Hoy, en la región, esa comunidad de oposición está reunida en la aspiración de batallar contra las desigualdades sociales, la pésima distribución del ingreso y la pobreza. Marginación de las mayorías que tiene raíces históricas pero que se profundizó durante la década pasada, generando una fuerte reacción por la exposición obscena de riquezas que intentó naturalizar la exclusión. Los gobiernos que surgieron en estos años en América latina, cada uno con sus particularidades y en algunos casos con escasa simpatía entre ellos, vinieron a dar respuestas a esas demandas. Todos formarían parte de la corriente Populismo Siglo XXI que domina el panorama político de la región. Sin embargo, unas administraciones concentran resistencias o prevenciones mientras que otras son depositarias de la racionalidad y seriedad.

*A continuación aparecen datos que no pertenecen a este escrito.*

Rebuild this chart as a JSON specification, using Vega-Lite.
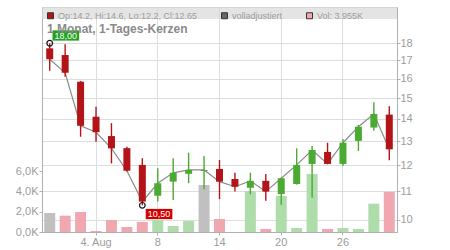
{
  "$schema": "https://vega.github.io/schema/vega-lite/v6.json",
  "width": 355,
  "height": 225,
  "autosize": {"type": "none"},
  "padding": {"left": 42, "top": 7, "right": 53, "bottom": 18},
  "background": "white",
  "title": {"text": "1 Monat, 1-Tages-Kerzen", "anchor": "start", "frame": "group", "orient": "top", "offset": -38, "dx": 5, "baseline": "alphabetic", "font": "Liberation Sans", "fontSize": 12, "fontWeight": "bold", "color": "#8a8a8a"},
  "datasets": {
    "ohlc": [
      {"date": "2025-07-30", "open": 17.70, "high": 18.00, "low": 16.43, "close": 17.07, "vol": 1870, "chg": "0"},
      {"date": "2025-07-31", "open": 17.31, "high": 17.95, "low": 16.11, "close": 16.32, "vol": 1610, "chg": "-"},
      {"date": "2025-08-01", "open": 15.84, "high": 15.88, "low": 13.19, "close": 13.68, "vol": 1970, "chg": "-"},
      {"date": "2025-08-04", "open": 14.10, "high": 14.57, "low": 12.97, "close": 13.39, "vol": 100, "chg": "-"},
      {"date": "2025-08-05", "open": 13.22, "high": 13.80, "low": 12.07, "close": 12.69, "vol": 1180, "chg": "-"},
      {"date": "2025-08-06", "open": 12.70, "high": 12.76, "low": 11.75, "close": 11.78, "vol": 490, "chg": "-"},
      {"date": "2025-08-07", "open": 12.01, "high": 12.28, "low": 10.50, "close": 10.63, "vol": 990, "chg": "-"},
      {"date": "2025-08-08", "open": 10.84, "high": 11.88, "low": 10.63, "close": 11.30, "vol": 1180, "chg": "+"},
      {"date": "2025-08-11", "open": 11.36, "high": 12.28, "low": 10.69, "close": 11.70, "vol": 590, "chg": "+"},
      {"date": "2025-08-12", "open": 11.66, "high": 12.51, "low": 11.30, "close": 11.81, "vol": 1080, "chg": "+"},
      {"date": "2025-08-13", "open": 11.77, "high": 12.37, "low": 11.08, "close": 11.81, "vol": 4630, "chg": "0"},
      {"date": "2025-08-14", "open": 11.85, "high": 12.21, "low": 10.72, "close": 11.36, "vol": 1280, "chg": "-"},
      {"date": "2025-08-15", "open": 11.46, "high": 11.70, "low": 10.99, "close": 11.17, "vol": 0, "chg": "-"},
      {"date": "2025-08-18", "open": 11.13, "high": 11.70, "low": 10.89, "close": 11.39, "vol": 4040, "chg": "+"},
      {"date": "2025-08-19", "open": 11.39, "high": 11.65, "low": 10.66, "close": 10.99, "vol": 300, "chg": "-"},
      {"date": "2025-08-20", "open": 10.90, "high": 11.52, "low": 10.52, "close": 11.49, "vol": 3550, "chg": "+"},
      {"date": "2025-08-21", "open": 11.27, "high": 12.69, "low": 11.25, "close": 12.01, "vol": 390, "chg": "+"},
      {"date": "2025-08-22", "open": 12.05, "high": 12.79, "low": 10.77, "close": 12.62, "vol": 5710, "chg": "+"},
      {"date": "2025-08-25", "open": 12.54, "high": 12.93, "low": 12.05, "close": 12.05, "vol": 300, "chg": "-"},
      {"date": "2025-08-26", "open": 12.05, "high": 13.09, "low": 11.97, "close": 12.93, "vol": 390, "chg": "+"},
      {"date": "2025-08-27", "open": 13.01, "high": 13.72, "low": 12.58, "close": 13.64, "vol": 300, "chg": "+"},
      {"date": "2025-08-28", "open": 13.60, "high": 14.79, "low": 13.46, "close": 14.23, "vol": 2790, "chg": "+"},
      {"date": "2025-08-29", "open": 14.20, "high": 14.60, "low": 12.20, "close": 12.65, "vol": 3955, "chg": "-"}
    ],
    "ext": [
      {"date": "2025-07-30", "price": 18.0, "label": "18,00", "kind": "max"},
      {"date": "2025-08-07", "price": 10.5, "label": "10,50", "kind": "min"}
    ],
    "leg": [
      {"item": "Op:14.2, Hi:14.6, Lo:12.2, Cl:12.65"},
      {"item": "volladjustiert"},
      {"item": "Vol: 3.955K"}
    ]
  },
  "config": {
    "view": {"stroke": "#c8c8c8", "strokeWidth": 1},
    "axis": {"labelFont": "Liberation Sans", "labelFontSize": 11, "labelColor": "#9c9c9c", "domainColor": "#b0b0b0", "tickColor": "#b0b0b0", "gridColor": "#dddddd", "gridWidth": 1, "tickSize": 3, "labelPadding": 1, "labelOverlap": false, "title": null},
    "axisRight": {"labelPadding": 0},
    "legend": {"labelFont": "Liberation Sans"}
  },
  "resolve": {"scale": {"y": "independent"}, "axis": {"y": "independent"}},
  "layer": [
    {
      "data": {"name": "ohlc"},
      "mark": {"type": "bar", "width": 11},
      "encoding": {
        "x": {"field": "date", "type": "ordinal", "scale": {"type": "band", "paddingInner": 0, "paddingOuter": 0}, "axis": {"values": ["2025-08-04", "2025-08-08", "2025-08-14", "2025-08-20", "2025-08-26"], "labelExpr": "datum.value == '2025-08-04' ? '4. Aug' : '' + toNumber(slice(datum.value, 8))", "grid": true, "bandPosition": 0.5, "labelAngle": 0, "title": null}},
        "y": {"field": "vol", "type": "quantitative", "scale": {"domain": [0, 22170], "nice": false}, "axis": {"orient": "left", "values": [0, 2000, 4000, 6000], "grid": false, "labelExpr": "replace(format(datum.value / 1000, '.1f'), '.', ',') + 'K'", "title": null}},
        "color": {"condition": [{"test": "datum.chg == '+'", "value": "#aedcaa"}, {"test": "datum.chg == '-'", "value": "#f0a8b0"}], "value": "#c0c0c0"}
      }
    },
    {
      "layer": [
        {
          "data": {"values": [{}]},
          "mark": {"type": "rect", "fill": "#d8d8d8", "opacity": 0.7},
          "encoding": {
            "y": {"datum": 20.31, "type": "quantitative", "scale": {"type": "log", "domain": [9.608, 20.31], "nice": false}, "axis": {"orient": "right", "values": [10, 11, 12, 13, 14, 15, 16, 17, 18], "format": "d", "grid": true, "title": null}},
            "y2": {"datum": 19.51}
          }
        },
        {
          "data": {"name": "ohlc"},
          "mark": {"type": "line", "color": "#8c8c8c", "strokeWidth": 1.2},
          "encoding": {
            "x": {"field": "date", "type": "ordinal", "scale": {"type": "band", "paddingInner": 0, "paddingOuter": 0}, "axis": {"values": ["2025-08-04", "2025-08-08", "2025-08-14", "2025-08-20", "2025-08-26"], "labelExpr": "datum.value == '2025-08-04' ? '4. Aug' : '' + toNumber(slice(datum.value, 8))", "grid": true, "bandPosition": 0.5, "labelAngle": 0, "title": null}},
            "y": {"field": "close", "type": "quantitative", "scale": {"type": "log", "domain": [9.608, 20.31], "nice": false}, "axis": {"orient": "right", "values": [10, 11, 12, 13, 14, 15, 16, 17, 18], "format": "d", "grid": true, "title": null}}
          }
        },
        {
          "data": {"name": "ohlc"},
          "mark": {"type": "rule", "strokeWidth": 1.4},
          "encoding": {
            "x": {"field": "date", "type": "ordinal", "scale": {"type": "band", "paddingInner": 0, "paddingOuter": 0}, "axis": {"values": ["2025-08-04", "2025-08-08", "2025-08-14", "2025-08-20", "2025-08-26"], "labelExpr": "datum.value == '2025-08-04' ? '4. Aug' : '' + toNumber(slice(datum.value, 8))", "grid": true, "bandPosition": 0.5, "labelAngle": 0, "title": null}},
            "y": {"field": "low", "type": "quantitative", "scale": {"type": "log", "domain": [9.608, 20.31], "nice": false}, "axis": {"orient": "right", "values": [10, 11, 12, 13, 14, 15, 16, 17, 18], "format": "d", "grid": true, "title": null}},
            "y2": {"field": "high"},
            "color": {"condition": {"test": "datum.close < datum.open", "value": "#b21418"}, "value": "#4aaa32"}
          }
        },
        {
          "data": {"name": "ohlc"},
          "mark": {"type": "bar", "width": 7},
          "encoding": {
            "x": {"field": "date", "type": "ordinal", "scale": {"type": "band", "paddingInner": 0, "paddingOuter": 0}, "axis": {"values": ["2025-08-04", "2025-08-08", "2025-08-14", "2025-08-20", "2025-08-26"], "labelExpr": "datum.value == '2025-08-04' ? '4. Aug' : '' + toNumber(slice(datum.value, 8))", "grid": true, "bandPosition": 0.5, "labelAngle": 0, "title": null}},
            "y": {"field": "open", "type": "quantitative", "scale": {"type": "log", "domain": [9.608, 20.31], "nice": false}, "axis": {"orient": "right", "values": [10, 11, 12, 13, 14, 15, 16, 17, 18], "format": "d", "grid": true, "title": null}},
            "y2": {"field": "close"},
            "color": {"condition": {"test": "datum.close < datum.open", "value": "#b21418"}, "value": "#4aaa32"}
          }
        },
        {
          "data": {"name": "ext"},
          "mark": {"type": "point", "shape": "circle", "size": 32, "filled": false, "stroke": "#111111", "strokeWidth": 1.2, "opacity": 1},
          "encoding": {
            "x": {"field": "date", "type": "ordinal", "scale": {"type": "band", "paddingInner": 0, "paddingOuter": 0}, "axis": {"values": ["2025-08-04", "2025-08-08", "2025-08-14", "2025-08-20", "2025-08-26"], "labelExpr": "datum.value == '2025-08-04' ? '4. Aug' : '' + toNumber(slice(datum.value, 8))", "grid": true, "bandPosition": 0.5, "labelAngle": 0, "title": null}},
            "y": {"field": "price", "type": "quantitative", "scale": {"type": "log", "domain": [9.608, 20.31], "nice": false}, "axis": {"orient": "right", "values": [10, 11, 12, 13, 14, 15, 16, 17, 18], "format": "d", "grid": true, "title": null}}
          }
        },
        {
          "data": {"name": "ext"},
          "transform": [{"filter": "datum.kind == 'max'"}],
          "mark": {"type": "point", "shape": "M-1.3,-0.5H1.3V0.5H-1.3Z", "size": 420, "filled": true, "color": "#22a022", "opacity": 1, "strokeWidth": 0, "xOffset": 16.1, "yOffset": -7.8},
          "encoding": {
            "x": {"field": "date", "type": "ordinal", "scale": {"type": "band", "paddingInner": 0, "paddingOuter": 0}, "axis": {"values": ["2025-08-04", "2025-08-08", "2025-08-14", "2025-08-20", "2025-08-26"], "labelExpr": "datum.value == '2025-08-04' ? '4. Aug' : '' + toNumber(slice(datum.value, 8))", "grid": true, "bandPosition": 0.5, "labelAngle": 0, "title": null}},
            "y": {"field": "price", "type": "quantitative", "scale": {"type": "log", "domain": [9.608, 20.31], "nice": false}, "axis": {"orient": "right", "values": [10, 11, 12, 13, 14, 15, 16, 17, 18], "format": "d", "grid": true, "title": null}}
          }
        },
        {
          "data": {"name": "ext"},
          "transform": [{"filter": "datum.kind == 'max'"}],
          "mark": {"type": "text", "font": "Liberation Sans", "fontSize": 9, "color": "white", "align": "center", "baseline": "middle", "dx": 16.1, "dy": -7.6},
          "encoding": {
            "x": {"field": "date", "type": "ordinal", "scale": {"type": "band", "paddingInner": 0, "paddingOuter": 0}, "axis": {"values": ["2025-08-04", "2025-08-08", "2025-08-14", "2025-08-20", "2025-08-26"], "labelExpr": "datum.value == '2025-08-04' ? '4. Aug' : '' + toNumber(slice(datum.value, 8))", "grid": true, "bandPosition": 0.5, "labelAngle": 0, "title": null}},
            "y": {"field": "price", "type": "quantitative", "scale": {"type": "log", "domain": [9.608, 20.31], "nice": false}, "axis": {"orient": "right", "values": [10, 11, 12, 13, 14, 15, 16, 17, 18], "format": "d", "grid": true, "title": null}},
            "text": {"field": "label"}
          }
        },
        {
          "data": {"name": "ext"},
          "transform": [{"filter": "datum.kind == 'min'"}],
          "mark": {"type": "point", "shape": "M-1.3,-0.5H1.3V0.5H-1.3Z", "size": 420, "filled": true, "color": "#d40000", "opacity": 1, "strokeWidth": 0, "xOffset": 16.7, "yOffset": 8.7},
          "encoding": {
            "x": {"field": "date", "type": "ordinal", "scale": {"type": "band", "paddingInner": 0, "paddingOuter": 0}, "axis": {"values": ["2025-08-04", "2025-08-08", "2025-08-14", "2025-08-20", "2025-08-26"], "labelExpr": "datum.value == '2025-08-04' ? '4. Aug' : '' + toNumber(slice(datum.value, 8))", "grid": true, "bandPosition": 0.5, "labelAngle": 0, "title": null}},
            "y": {"field": "price", "type": "quantitative", "scale": {"type": "log", "domain": [9.608, 20.31], "nice": false}, "axis": {"orient": "right", "values": [10, 11, 12, 13, 14, 15, 16, 17, 18], "format": "d", "grid": true, "title": null}}
          }
        },
        {
          "data": {"name": "ext"},
          "transform": [{"filter": "datum.kind == 'min'"}],
          "mark": {"type": "text", "font": "Liberation Sans", "fontSize": 9, "color": "white", "align": "center", "baseline": "middle", "dx": 16.7, "dy": 8.9},
          "encoding": {
            "x": {"field": "date", "type": "ordinal", "scale": {"type": "band", "paddingInner": 0, "paddingOuter": 0}, "axis": {"values": ["2025-08-04", "2025-08-08", "2025-08-14", "2025-08-20", "2025-08-26"], "labelExpr": "datum.value == '2025-08-04' ? '4. Aug' : '' + toNumber(slice(datum.value, 8))", "grid": true, "bandPosition": 0.5, "labelAngle": 0, "title": null}},
            "y": {"field": "price", "type": "quantitative", "scale": {"type": "log", "domain": [9.608, 20.31], "nice": false}, "axis": {"orient": "right", "values": [10, 11, 12, 13, 14, 15, 16, 17, 18], "format": "d", "grid": true, "title": null}},
            "text": {"field": "label"}
          }
        },
        {
          "data": {"name": "leg"},
          "mark": {"type": "square", "opacity": 0},
          "encoding": {
            "color": {"field": "item", "type": "nominal", "scale": {"domain": ["Op:14.2, Hi:14.6, Lo:12.2, Cl:12.65", "volladjustiert", "Vol: 3.955K"], "range": ["#b21418", "#666666", "#f0a8b0"]}, "legend": {"orient": "top-left", "offset": 4, "direction": "horizontal", "title": null, "symbolType": "square", "symbolSize": 36, "symbolStrokeWidth": 1, "symbolStrokeColor": "#333333", "labelFontSize": 9, "labelColor": "#9c9c9c", "labelFont": "Liberation Sans", "columnPadding": 21, "labelOffset": 3, "padding": 0, "labelLimit": 300, "encode": {"symbols": {"update": {"stroke": {"value": "#333333"}, "strokeWidth": {"value": 1}, "opacity": {"value": 1}}}}}}
          }
        }
      ]
    }
  ]
}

Esa diferenciación tiene su origen en una clásica crítica al populismo que está ligada a una concepción tecnocrática del poder. Esta sostiene que sólo los expertos deben determinar las formas que van a organizar la vida de la comunidad. Por ese motivo, Brasil y Chile son –para esos críticos– el ejemplo de un “populismo” seguro, formal y prudente, abierto al mundo, puesto que son gobiernos con cuadros políticos excepcionales, perseguidos por los militares en los años oscuros y formados intelectualmente en la corriente del progresismo, pero, fundamentalmente, no son imprevisibles. En cambio, Chávez en Venezuela, Kirchner en Argentina y, ahora, Evo Morales en Bolivia no responden a esas características. Por eso, la resistencia que despiertan esos gobiernos en el pensamiento tradicional.
Esa distinción entre populismo bueno y malo, en última instancia, está basada en simples prejuicios, en algunos casos racistas y en otros ideológicos. La región está buscando a su modo, muchas veces a los tumbos y con dificultad, el camino pasa salir del atraso y la pobreza. En buena hora, llegó el populismo.